This weekend, as the California Republican Party brings its bi-annual convention party shoes to Sacramento, it will be more obvious than ever that these are not fun times to be a member of the Grand Old Party in the Golden State.
The Reeps limp into their convention in about as sorry a state as they’ve been since they were swept out of all the constitutional offices in 2002. That year, they were unraveled ticket-wide by the disastrous campaign of their standard bearer, Bill Simon.

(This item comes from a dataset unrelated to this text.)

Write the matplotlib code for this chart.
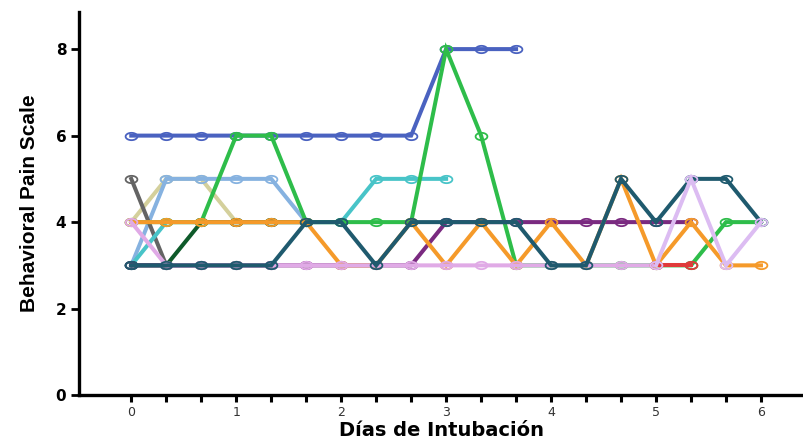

Today, despite holding onto the governor’s office, they are embroiled in turmoil over the state party’s massive debt, calls for audits into campaign spending, irrelevance in the state Legislature, disrespect and abandonment by their own governor and corruption scandals in their congressional delegation. To add insult to injury, they lost their majorities in Congress and are stuck with a lame-duck president who’s under fire because of his Iraq mess.
In contrast, Democrats in California are strong. Just last month over 6,000 Democratic Party activists turned out across the state at local Assembly delegate elections to the California Democratic Party’s STATE Convention. In
addition the CDP is engaged in a 58-county strategy designed to strengthen our majorities in the Assembly and Senate, excite Democrats for the 2008 presidential election, win back the White House and pick up seats from ethically-challenged Representatives like John Doolittle, Gary Miller and Jerry Lewis.
The CRP, meanwhile, is in the middle of an internal audit investigation into how they blew $20 million on a get-out-the-vote effort that resulted in depressed Republican turnout, no pick-ups in the Legislature and the loss of two incumbents: Rep. Richard Pombo and Secretary of State Bruce McPherson.
Party activists have been blasting the GOTV effort and demanding an accounting of what went wrong, but party leaders have said they would keep any audit results a secret. The fact that campaign-finance reports released last week show the CRP $4.6 million in debt, coupled with news reports that the party was paying workers $13 an hour to register voters, will only fuel the controversy this weekend.
It will also be interesting to see how much GOP love is shown for Schwarzenegger in the halls of the non-union Hyatt.
The situation with Schwarzenegger is even more interesting. In years past, the GOP desperately needed Arnold to resuscitate their moribund party, so they gave him some latitude on some of his positions.
And every once in a while, they thought they caught whiffs of conservative aroma when he campaigned for Bush in Ohio and went on the right-wing warpath with his failed special election in 2005. But the smell went away and left only a bitter aftertaste in 2006 as the governor flip-flopped and adopted Democratic proposals to save his skin in the gubernatorial election and didn’t lift a finger to help party darlings like Tom McClintock or Tony Strickland. In fact, McClintock has formed a committee called “Citizens for the California Republic” to offer an alternative voice to Schwarzenegger.
Recently, Republicans got another reminder of how little respect this governor has for them and other Republican leaders in the Legislature. Assembly Republicans, who have publicly complained about their lack of relevance over the past year, have had to endure even more humiliation at the hands of their leader as recent tapes released to media outlets show the governor and his staff calling Assemblyman Guy Houston “childish,” calling former Assembly GOP Leader Kevin McCarthy “Bakersfield Boy,” and generally saying “GOP lawmakers are small-minded, obstructionist and prone to nitpicking.”
That kind of talk can’t go over well among the party faithful this weekend.